_DATASET_.
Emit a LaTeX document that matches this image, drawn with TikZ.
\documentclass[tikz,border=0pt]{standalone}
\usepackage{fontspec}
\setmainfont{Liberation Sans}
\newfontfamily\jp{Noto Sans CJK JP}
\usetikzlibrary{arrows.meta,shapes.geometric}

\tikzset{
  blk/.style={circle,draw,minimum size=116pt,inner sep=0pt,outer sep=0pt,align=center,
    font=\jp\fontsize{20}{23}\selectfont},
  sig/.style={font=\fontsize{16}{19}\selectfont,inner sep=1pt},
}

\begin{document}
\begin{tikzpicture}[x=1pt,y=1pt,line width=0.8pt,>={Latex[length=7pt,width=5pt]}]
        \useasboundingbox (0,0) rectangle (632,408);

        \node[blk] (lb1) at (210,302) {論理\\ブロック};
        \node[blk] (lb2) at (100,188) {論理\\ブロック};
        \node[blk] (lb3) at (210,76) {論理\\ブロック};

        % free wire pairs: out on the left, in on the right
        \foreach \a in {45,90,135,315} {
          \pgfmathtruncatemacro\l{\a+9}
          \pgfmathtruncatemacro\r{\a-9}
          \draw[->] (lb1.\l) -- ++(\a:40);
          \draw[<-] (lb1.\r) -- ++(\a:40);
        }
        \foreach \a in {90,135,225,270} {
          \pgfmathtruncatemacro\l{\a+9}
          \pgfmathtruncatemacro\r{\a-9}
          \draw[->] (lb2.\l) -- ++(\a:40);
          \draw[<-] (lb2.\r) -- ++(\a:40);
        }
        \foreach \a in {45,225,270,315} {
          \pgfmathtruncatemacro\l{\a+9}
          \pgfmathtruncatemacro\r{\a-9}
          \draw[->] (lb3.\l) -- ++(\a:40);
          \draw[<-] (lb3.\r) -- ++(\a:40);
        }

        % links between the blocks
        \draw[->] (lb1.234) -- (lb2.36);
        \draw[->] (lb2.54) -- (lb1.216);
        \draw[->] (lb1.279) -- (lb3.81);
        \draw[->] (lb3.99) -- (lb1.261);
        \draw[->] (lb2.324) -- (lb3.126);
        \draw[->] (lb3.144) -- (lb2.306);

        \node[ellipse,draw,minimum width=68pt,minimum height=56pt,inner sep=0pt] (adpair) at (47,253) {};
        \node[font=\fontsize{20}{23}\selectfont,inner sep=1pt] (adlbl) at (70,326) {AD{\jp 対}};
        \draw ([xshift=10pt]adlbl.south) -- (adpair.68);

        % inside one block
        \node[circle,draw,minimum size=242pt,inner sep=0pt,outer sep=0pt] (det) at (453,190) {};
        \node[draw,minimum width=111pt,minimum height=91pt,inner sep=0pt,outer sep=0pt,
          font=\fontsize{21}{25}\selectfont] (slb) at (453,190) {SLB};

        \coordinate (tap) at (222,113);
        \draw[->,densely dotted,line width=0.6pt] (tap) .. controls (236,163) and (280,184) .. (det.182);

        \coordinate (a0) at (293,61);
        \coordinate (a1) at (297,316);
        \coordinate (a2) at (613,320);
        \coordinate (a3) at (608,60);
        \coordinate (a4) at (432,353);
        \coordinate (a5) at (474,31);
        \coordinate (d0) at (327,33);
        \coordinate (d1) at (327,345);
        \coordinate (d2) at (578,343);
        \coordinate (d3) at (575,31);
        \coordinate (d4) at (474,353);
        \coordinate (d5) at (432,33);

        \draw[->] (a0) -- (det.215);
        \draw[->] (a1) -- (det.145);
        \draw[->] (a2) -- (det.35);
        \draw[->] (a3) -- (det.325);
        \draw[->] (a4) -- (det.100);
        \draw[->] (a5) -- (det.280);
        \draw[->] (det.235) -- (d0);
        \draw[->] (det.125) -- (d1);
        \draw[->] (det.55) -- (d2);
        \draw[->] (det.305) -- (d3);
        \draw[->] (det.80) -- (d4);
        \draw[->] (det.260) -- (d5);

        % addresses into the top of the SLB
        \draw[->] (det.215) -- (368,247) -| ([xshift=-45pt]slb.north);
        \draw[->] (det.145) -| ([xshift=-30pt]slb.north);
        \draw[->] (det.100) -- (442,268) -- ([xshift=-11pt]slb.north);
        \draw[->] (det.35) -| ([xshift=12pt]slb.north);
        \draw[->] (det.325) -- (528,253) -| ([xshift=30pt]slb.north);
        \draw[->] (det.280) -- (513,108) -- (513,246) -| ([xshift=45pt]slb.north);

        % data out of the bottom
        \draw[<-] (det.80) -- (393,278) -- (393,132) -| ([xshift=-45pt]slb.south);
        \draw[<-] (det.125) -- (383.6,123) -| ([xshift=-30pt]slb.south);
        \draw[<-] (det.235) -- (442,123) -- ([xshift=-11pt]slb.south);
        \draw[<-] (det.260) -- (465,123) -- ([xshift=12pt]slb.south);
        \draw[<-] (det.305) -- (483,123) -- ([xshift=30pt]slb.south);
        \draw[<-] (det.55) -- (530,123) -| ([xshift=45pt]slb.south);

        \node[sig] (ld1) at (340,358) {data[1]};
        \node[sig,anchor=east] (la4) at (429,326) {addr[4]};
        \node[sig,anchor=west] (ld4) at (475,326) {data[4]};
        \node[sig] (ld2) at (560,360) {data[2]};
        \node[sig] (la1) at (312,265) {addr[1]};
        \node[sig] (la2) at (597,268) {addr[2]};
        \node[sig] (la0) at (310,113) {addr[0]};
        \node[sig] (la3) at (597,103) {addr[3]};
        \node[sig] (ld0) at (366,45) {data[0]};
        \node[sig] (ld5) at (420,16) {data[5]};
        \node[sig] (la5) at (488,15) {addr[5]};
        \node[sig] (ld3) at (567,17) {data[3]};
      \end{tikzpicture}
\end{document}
==
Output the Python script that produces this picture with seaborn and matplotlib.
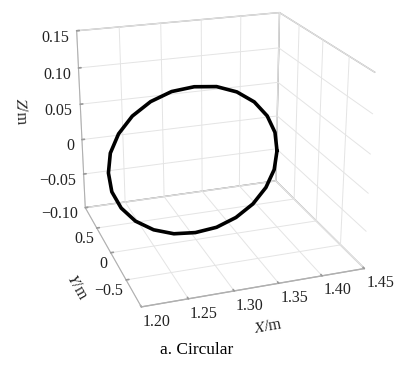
...
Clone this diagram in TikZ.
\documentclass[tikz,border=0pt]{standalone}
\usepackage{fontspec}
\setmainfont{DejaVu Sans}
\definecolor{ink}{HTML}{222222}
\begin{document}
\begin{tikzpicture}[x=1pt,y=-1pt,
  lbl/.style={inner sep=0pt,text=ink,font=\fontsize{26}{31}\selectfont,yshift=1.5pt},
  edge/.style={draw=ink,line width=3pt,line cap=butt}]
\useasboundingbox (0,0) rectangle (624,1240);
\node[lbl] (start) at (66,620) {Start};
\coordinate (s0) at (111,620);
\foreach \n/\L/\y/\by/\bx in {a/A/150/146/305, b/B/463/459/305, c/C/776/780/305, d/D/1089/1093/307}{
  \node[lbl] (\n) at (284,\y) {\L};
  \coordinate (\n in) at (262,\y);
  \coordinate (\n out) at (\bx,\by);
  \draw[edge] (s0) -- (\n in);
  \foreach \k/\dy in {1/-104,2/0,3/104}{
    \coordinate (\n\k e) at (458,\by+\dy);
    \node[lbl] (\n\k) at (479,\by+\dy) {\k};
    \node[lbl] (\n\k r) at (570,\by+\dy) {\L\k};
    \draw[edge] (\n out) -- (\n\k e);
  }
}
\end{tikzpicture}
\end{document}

_EXERCISE TASK_.
Retype, exactly and in full, the lines above from the one containing "Emit a LaTeX" through the one containing "(slb) at (453,190)".

_THE RESPONSE_.
Emit a LaTeX document that matches this image, drawn with TikZ.
\documentclass[tikz,border=0pt]{standalone}
\usepackage{fontspec}
\setmainfont{Liberation Sans}
\newfontfamily\jp{Noto Sans CJK JP}
\usetikzlibrary{arrows.meta,shapes.geometric}

\tikzset{
  blk/.style={circle,draw,minimum size=116pt,inner sep=0pt,outer sep=0pt,align=center,
    font=\jp\fontsize{20}{23}\selectfont},
  sig/.style={font=\fontsize{16}{19}\selectfont,inner sep=1pt},
}

\begin{document}
\begin{tikzpicture}[x=1pt,y=1pt,line width=0.8pt,>={Latex[length=7pt,width=5pt]}]
        \useasboundingbox (0,0) rectangle (632,408);

        \node[blk] (lb1) at (210,302) {論理\\ブロック};
        \node[blk] (lb2) at (100,188) {論理\\ブロック};
        \node[blk] (lb3) at (210,76) {論理\\ブロック};

        % free wire pairs: out on the left, in on the right
        \foreach \a in {45,90,135,315} {
          \pgfmathtruncatemacro\l{\a+9}
          \pgfmathtruncatemacro\r{\a-9}
          \draw[->] (lb1.\l) -- ++(\a:40);
          \draw[<-] (lb1.\r) -- ++(\a:40);
        }
        \foreach \a in {90,135,225,270} {
          \pgfmathtruncatemacro\l{\a+9}
          \pgfmathtruncatemacro\r{\a-9}
          \draw[->] (lb2.\l) -- ++(\a:40);
          \draw[<-] (lb2.\r) -- ++(\a:40);
        }
        \foreach \a in {45,225,270,315} {
          \pgfmathtruncatemacro\l{\a+9}
          \pgfmathtruncatemacro\r{\a-9}
          \draw[->] (lb3.\l) -- ++(\a:40);
          \draw[<-] (lb3.\r) -- ++(\a:40);
        }

        % links between the blocks
        \draw[->] (lb1.234) -- (lb2.36);
        \draw[->] (lb2.54) -- (lb1.216);
        \draw[->] (lb1.279) -- (lb3.81);
        \draw[->] (lb3.99) -- (lb1.261);
        \draw[->] (lb2.324) -- (lb3.126);
        \draw[->] (lb3.144) -- (lb2.306);

        \node[ellipse,draw,minimum width=68pt,minimum height=56pt,inner sep=0pt] (adpair) at (47,253) {};
        \node[font=\fontsize{20}{23}\selectfont,inner sep=1pt] (adlbl) at (70,326) {AD{\jp 対}};
        \draw ([xshift=10pt]adlbl.south) -- (adpair.68);

        % inside one block
        \node[circle,draw,minimum size=242pt,inner sep=0pt,outer sep=0pt] (det) at (453,190) {};
        \node[draw,minimum width=111pt,minimum height=91pt,inner sep=0pt,outer sep=0pt,
          font=\fontsize{21}{25}\selectfont] (slb) at (453,190) {SLB};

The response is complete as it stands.